A recent report by the CMO council highlighted the increasing importance of loyalty marketing (discussion here and here). It appears loyalty marketing is on the rise, with 80% of marketers in the study indicating their commitment to maintain or increase program funding.

With marketers of all stripes (including a great CPG example here) ramping up their loyalty marketing, I’d like to focus on a key ingredient marketers need to design and implement effective loyalty marketing: data, data and more data.
Why is data needed? Here’s what consumers told the CMO that they hated about existing loyalty programs:
- Too much non-personalized spam or junk mail
- Difficulties in redeeming rewards
- Too many restrictions
- Lack of personalization
In other words, the quickest way to turn off your loyal consumer is to send communications and rewards that aren’t personalized to their specific needs.
Despite the key need to “know thy customer’ the CMO study indicated that only one-third of the marketers’ companies collect the data necessary for personalization such as participants’ product/personal preferences, satisfaction levels and brand loyalty.

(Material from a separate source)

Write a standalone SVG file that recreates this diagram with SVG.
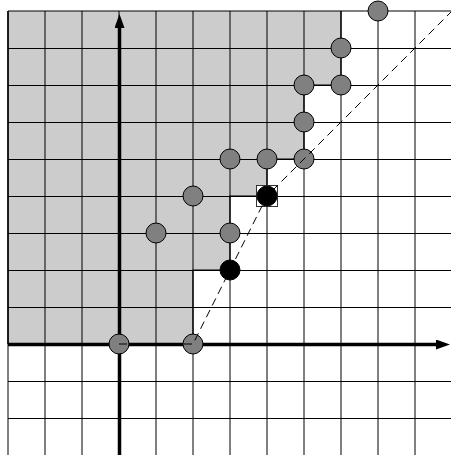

Liz Miller, the VP of programs and operations for the CMO Council, succinctly highlighted the challenge marketers face: “The top concern customers have with the programs is that they’re inundated with irrelevant messages and spam e-mails,” Miller said, “but the number-one thing marketers want to increase is the volume of e-mails they send. So there’s a big disconnect.”
What’s the way out of this “big disconnect?” As one commenter suggested, “to get loyal, you must get personal.”
Marketers need programs that seamlessly collect as much consumer data as possible and they need to leverage the data to design communications and rewards that speak to the individual customer.
The devil, of course, is in the details, but I think the obvious place to start is with a web-based platform (like Alice.com) that makes it easy (for marketer and consumer) to establish a direct, ongoing relationship.
Need further proof that web-based loyalty is the ticket? Take a look at how leading CPG manufacturers—from P&G to General Mills—are beginning to turn their attention to the promise of web-based commerce and marketing to deliver a one-on-one relationship with each consumer. Here are a few recent quotes, by way of example:
“The eventuality is a one-on-one relationship with every consumer, and obviously e-commerce needs to be a big part of that.” P&G CEO Bob McDonald (article here)
“The beauty of digital is it’s very effective–great ROI and very efficient–to talk directly to consumers and to give them customized and more relevant information about what the brand can do for them.” General Mills CMO Mark Addicks (article here)
Clearly CPG marketers are awakening to the power of the web to deliver engagement, and I suspect loyalty marketing will be a very big part of that investment in the months and years to come.